Wunderlich: Many of the poets you loved—your early influences—Herbert, Donne, Blake, Hopkins—I think of as essentially religious poets. What is your relationship to religion?

Kunitz: I do not subscribe to any organized religion, yet I think of myself as a religious person, and that's independent of any kind of faith or practice, or belief in God. While I was still in college I fastened on the phrase "the holiness of the heart's affections" in one of Keats’s letters, and it has stayed with me ever since. To me, that's religion. "I am certain of nothing," he wrote, "but the holiness of the Heart's affections and the truth of Imagination." Though I am in no danger of conversion, the poets you mention as early influences—Herbert, Donne, Blake, Hopkins—still speak to me and light the way.

Wunderlich: You once described a poet's collected poems as his "book of changes." What changes does your work now contain?
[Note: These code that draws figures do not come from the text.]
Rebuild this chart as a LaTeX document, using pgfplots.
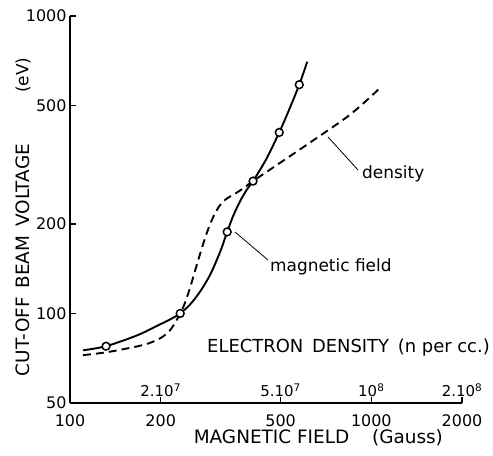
\documentclass[border=0pt]{standalone}
\usepackage{fontspec}
\setmainfont{DejaVu Sans}
\newfontfamily\dv{DejaVu Sans}
\usepackage{pgfplots}
\pgfplotsset{compat=1.18}
\begin{document}
\begin{tikzpicture}
\useasboundingbox (-70bp,-53bp) rectangle (423bp,403bp);
\begin{axis}[
  anchor=south west, at={(0,0)},
  scale only axis, width=392bp, height=387bp,
  xmode=log, ymode=log,
  xmin=100, xmax=2000, ymin=50, ymax=1000,
  axis x line*=bottom, axis y line*=left,
  axis line style={line width=1.4bp, -},
  xtick={100,200,500,1000,2000}, xticklabels={100,200,500,1000,2000},
  ytick={50,100,200,500,1000}, yticklabels={50,100,200,500,1000},
  minor xtick={}, minor ytick={},
  tick align=inside, major tick length=6bp,
  tick style={line width=1.4bp, black},
  every tick label/.append style={font=\dv\fontsize{16}{16}\selectfont},
  xticklabel style={yshift=-8bp},
  yticklabel style={xshift=0bp},
  clip=false,
]
% density (dashed)
\addplot[black, line width=1.9bp, dash pattern=on 8bp off 5bp, smooth, tension=0.5] coordinates {
 (110.4,72.4) (132.7,74.1) (167,77.5) (184.5,79.7) (199.1,82.5) (211.8,86.4) (221.7,91.9)
 (232.1,100) (241,108.8) (250.4,122.2) (260.1,139.3) (270.3,158.7) (280.9,179.6)
 (291.9,200) (303.3,217.7) (315.1,231.5) (329.6,242.4) (353.3,252.9) (381.5,265.9)
 (405,278.6) (613,370) (851.6,466.6) (1071,574)
};
% magnetic field (solid)
\addplot[black, line width=1.9bp, smooth, tension=0.5] coordinates {
 (110.4,75.2) (131.7,77.6) (167,84.4) (199.1,91.9) (214.9,95.5) (232.1,100) (250.4,107.2)
 (270.3,118.5) (291.9,135) (315.1,161.2) (332.4,188) (348,212.7) (367.2,238.8)
 (387.3,261.9) (405,278.6) (447.9,330) (494.8,406) (534,485) (576.6,587.5) (613,702)
};
% measured points
\addplot[only marks, mark=*, mark size=3.9bp, mark options={fill=white, draw=black, line width=1.5bp}] coordinates {
 (131.7,77.6) (232.1,100) (332.4,188) (405,278.6) (494.8,406) (576.6,587.5)
};
% top density scale labels
\node[anchor=base, font=\dv\fontsize{15}{15}\selectfont, yshift=6bp] at (axis cs:200,50) {2.10\textsuperscript{7}};
\node[anchor=base, font=\dv\fontsize{15}{15}\selectfont, yshift=6bp] at (axis cs:500,50) {5.10\textsuperscript{7}};
\node[anchor=base, font=\dv\fontsize{15}{15}\selectfont, yshift=6bp] at (axis cs:1000,50) {10\textsuperscript{8}};
\node[anchor=base, font=\dv\fontsize{15}{15}\selectfont, yshift=6bp] at (axis cs:2000,50) {2.10\textsuperscript{8}};
\end{axis}
% labels
\node[rotate=90, font=\dv\fontsize{18.5}{18.5}\selectfont] at (-47bp,143bp) {CUT-OFF\, BEAM\, VOLTAGE};
\node[rotate=90, font=\dv\fontsize{17}{17}\selectfont] at (-47bp,328bp) {(eV)};
\node[font=\dv\fontsize{18.5}{18.5}\selectfont] at (201.5bp,-34bp) {MAGNETIC FIELD};
\node[font=\dv\fontsize{18.5}{18.5}\selectfont] at (337.5bp,-35bp) {(Gauss)};
\node[font=\dv\fontsize{18}{18}\selectfont] at (278.5bp,55bp) {ELECTRON\, DENSITY\, (n per cc.)};
% annotations
\draw[line width=0.8bp] (258bp,266bp) -- (288bp,233bp);
\node[anchor=west, font=\dv\fontsize{17}{17}\selectfont, inner sep=1bp] at (291bp,229bp) {density};
\draw[line width=0.8bp] (165bp,171bp) -- (198bp,143bp);
\node[anchor=west, font=\dv\fontsize{17}{17}\selectfont, inner sep=1bp] at (199bp,136bp) {magnetic field};
\end{tikzpicture}
\end{document}
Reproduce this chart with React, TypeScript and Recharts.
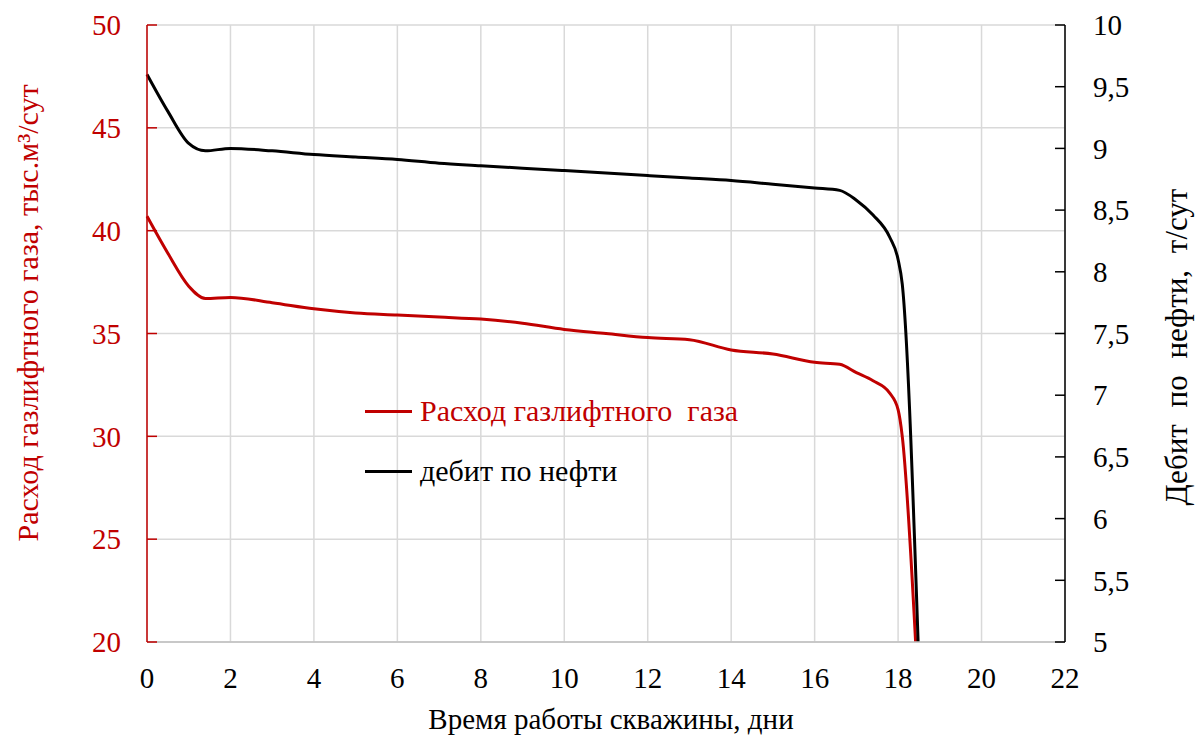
import React from 'react';
import { LineChart, Line, XAxis, YAxis, CartesianGrid } from 'recharts';

// Расход газлифтного газа (левая ось)
const gasDays = [0, 0.5, 1, 1.4, 2, 3, 4, 5, 6, 7, 8, 9, 10, 11, 12, 13, 14, 15, 16, 16.6, 17, 17.4, 17.8, 18, 18.1, 18.42];
const gasRate = [40.7, 38.9, 37.3, 36.7, 36.75, 36.5, 36.2, 36.0, 35.9, 35.8, 35.7, 35.5, 35.2, 35.0, 34.8, 34.7, 34.2, 34.0, 33.6, 33.5, 33.1, 32.7, 32.1, 31.3, 30.0, 20.0];

// Дебит по нефти (правая ось)
const oilDays = [0, 0.5, 1, 1.4, 2, 3, 4, 5, 6, 7, 8, 9, 10, 11, 12, 13, 14, 15, 16, 16.6, 17, 17.4, 17.8, 18, 18.1, 18.48];
const oilRate = [9.6, 9.3, 9.04, 8.98, 9.0, 8.98, 8.95, 8.93, 8.91, 8.88, 8.86, 8.84, 8.82, 8.8, 8.78, 8.76, 8.74, 8.71, 8.68, 8.66, 8.58, 8.46, 8.28, 8.1, 7.9, 5.0];

const xTicks = [0, 2, 4, 6, 8, 10, 12, 14, 16, 18, 20, 22];
const leftTicks = [20, 25, 30, 35, 40, 45, 50];
const rightTicks = [5, 5.5, 6, 6.5, 7, 7.5, 8, 8.5, 9, 9.5, 10];

const RED = '#C00000';
const FONT = '"Liberation Serif", "Times New Roman", serif';

const gasData = gasDays.map((d, i) => ({ day: d, gas: gasRate[i] }));
const oilData = oilDays.map((d, i) => ({ day: d, oil: oilRate[i] }));

const comma = (v: number) => String(v).replace('.', ',');

const LegendBox = () => (
  <div
    style={{
      position: 'absolute',
      left: 365,
      top: 391,
      fontFamily: FONT,
      fontSize: 30,
      whiteSpace: 'pre',
      lineHeight: '40px',
    }}
  >
    <div style={{ display: 'flex', alignItems: 'center', height: 40, color: RED }}>
      <span style={{ width: 47, height: 3, background: RED, marginRight: 8 }} />
      {'Расход газлифтного  газа'}
    </div>
    <div style={{ display: 'flex', alignItems: 'center', height: 40, marginTop: 20, color: '#000' }}>
      <span style={{ width: 47, height: 3, background: '#000', marginRight: 8 }} />
      дебит по нефти
    </div>
  </div>
);

export default function App() {
  return (
    <div style={{ position: 'absolute', left: 0, top: 0, width: 1196, height: 735, background: '#fff' }}>
      <LineChart width={1196} height={735} margin={{ top: 25, right: 0, left: 0, bottom: 0 }}>
        <CartesianGrid yAxisId="left" stroke="#d9d9d9" strokeWidth={1.5} />
        <XAxis
          dataKey="day"
          type="number"
          domain={[0, 22]}
          ticks={xTicks}
          allowDuplicatedCategory={false}
          height={93}
          tickLine={false}
          tickSize={0}
          tickMargin={25}
          axisLine={{ stroke: '#bfbfbf', strokeWidth: 1.5 }}
          tick={{ fill: '#000', fontSize: 29, fontFamily: FONT }}
          label={{
            content: () => (
              <text x={611} y={729} textAnchor="middle" fill="#000" fontSize={29} fontFamily={FONT}>
                Время работы скважины, дни
              </text>
            ),
          }}
        />
        <YAxis
          yAxisId="left"
          orientation="left"
          width={147}
          domain={[20, 50]}
          ticks={leftTicks}
          interval={0}
          tickSize={-10}
          tickMargin={36}
          axisLine={{ stroke: RED, strokeWidth: 1.5 }}
          tickLine={{ stroke: RED, strokeWidth: 1.5 }}
          tick={{ fill: RED, fontSize: 29, fontFamily: FONT }}
          label={{
            content: () => (
              <text
                x={38}
                y={313}
                transform="rotate(-90 38 313)"
                textAnchor="middle"
                fill={RED}
                fontSize={30}
                fontFamily={FONT}
              >
                Расход газлифтного газа, тыс.м³/сут
              </text>
            ),
          }}
        />
        <YAxis
          yAxisId="right"
          orientation="right"
          width={131}
          domain={[5, 10]}
          ticks={rightTicks}
          interval={0}
          tickSize={-10}
          tickMargin={38}
          tickFormatter={comma}
          axisLine={{ stroke: '#000', strokeWidth: 1.5 }}
          tickLine={{ stroke: '#000', strokeWidth: 1.5 }}
          tick={{ fill: '#000', fontSize: 29, fontFamily: FONT }}
          label={{
            content: () => (
              <text
                x={1187}
                y={347}
                transform="rotate(-90 1187 347)"
                textAnchor="middle"
                fill="#000"
                fontSize={31}
                fontFamily={FONT}
                style={{ wordSpacing: 9 }}
              >
                Дебит по нефти, т/сут
              </text>
            ),
          }}
        />
        <Line
          yAxisId="left"
          data={gasData}
          dataKey="gas"
          type="monotone"
          stroke={RED}
          strokeWidth={3}
          dot={false}
          isAnimationActive={false}
        />
        <Line
          yAxisId="right"
          data={oilData}
          dataKey="oil"
          type="monotone"
          stroke="#000"
          strokeWidth={3}
          dot={false}
          isAnimationActive={false}
        />
      </LineChart>
      <LegendBox />
    </div>
  );
}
Kunitz: It's hard to speak about one's self while still in process. Certainly through the years I've tried to simplify the surface of my poems. I've tried to write more intimately than I did, in a more conversational tone. I have fewer conflicts, perhaps; yet the ones that remain are central to my existence. Since I came to realize, in my middle years, that I was occupying two worlds at once, that of my living and that of my dying, my poems have tended to hover between them. More recently I expressed a desire to write poems that are natural, luminous, deep, spare, "so transparent that one can look through and see the world." That's pretty much what I still feel. I recognize that there is a great area of unknowing within me. I try to reach into that chaos of the inner life, to touch those words and images that will help me face the ultimate reality. Such existential concerns tend to make me rather impatient with the particulars of the day. At the same time I am aware that it is out of the dailiness of life that one is driven into the deepest recesses of the self. There is a transportation, to and fro, between these two worlds. The moment that flow stops, one stops being a poet.